One person was detained in Verviers, while 12 others were taken into custody in three Brussels neighbourhoods. Two Belgian nationals were also held in France. All are suspected of participating in the activities of a radical organization, Van der Sypt said.

He declined to give any information on their identity or to comment on reports that some suspects may be of Chechen origin. He said those in custody included not only people who were going to carry out the attacks, but also individuals “responsible for the logistics.”

“We have arrested already the people we wanted to arrest, but I cannot confirm that we have arrested everybody from this group,” he noted.

The operation comes one week after attacks in France, but Belgian authorities say they have no indication that the two incidents are linked. Officials also said there appears to be no connection to the arrest of two suspects in Germany.

Prime Minister Charles Michel said he is not aware of any new threats against Belgium.

He called for EU leaders to hold formal talks in the wake of the incidents, the Belga news agency reported. The leaders are due to meet next on February 12, but only for an informal meeting.

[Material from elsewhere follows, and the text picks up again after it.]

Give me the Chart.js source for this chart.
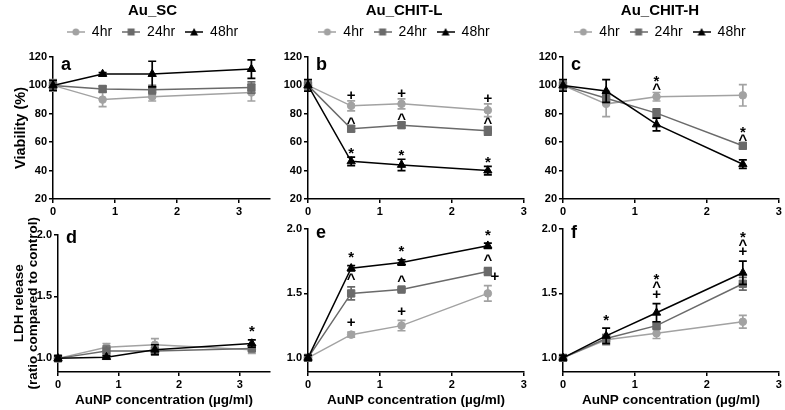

The Belgian capital is home to many of the European Union’s institutions and the NATO military alliance. The European Commission has put in place extra security measures after Belgium raised its alert level from 2 to 3, spokeswoman Mina Andreeva said.

The Belgian government on Friday agreed on 12 measures to fight radicalization, many of which had already been in the pipeline before the foiled attack. Legislative proposals are expected to be approved by mid-February, Belga said.

The measures include stepping up the fight against radicalization in prisons, creating a new criminal offence for travelling abroad with terrorist aims, and introducing more reasons for the withdrawal of Belgian nationality, the temporary confiscation of identity cards and the freezing of assets.

Belgian authorities have also implemented immediate measures to ensure the safety of law enforcement.

Many police stations in Brussels and in other cities are no longer accessible to the public, with enhanced security measures in place. Policemen have reportedly been told not to be on patrol alone.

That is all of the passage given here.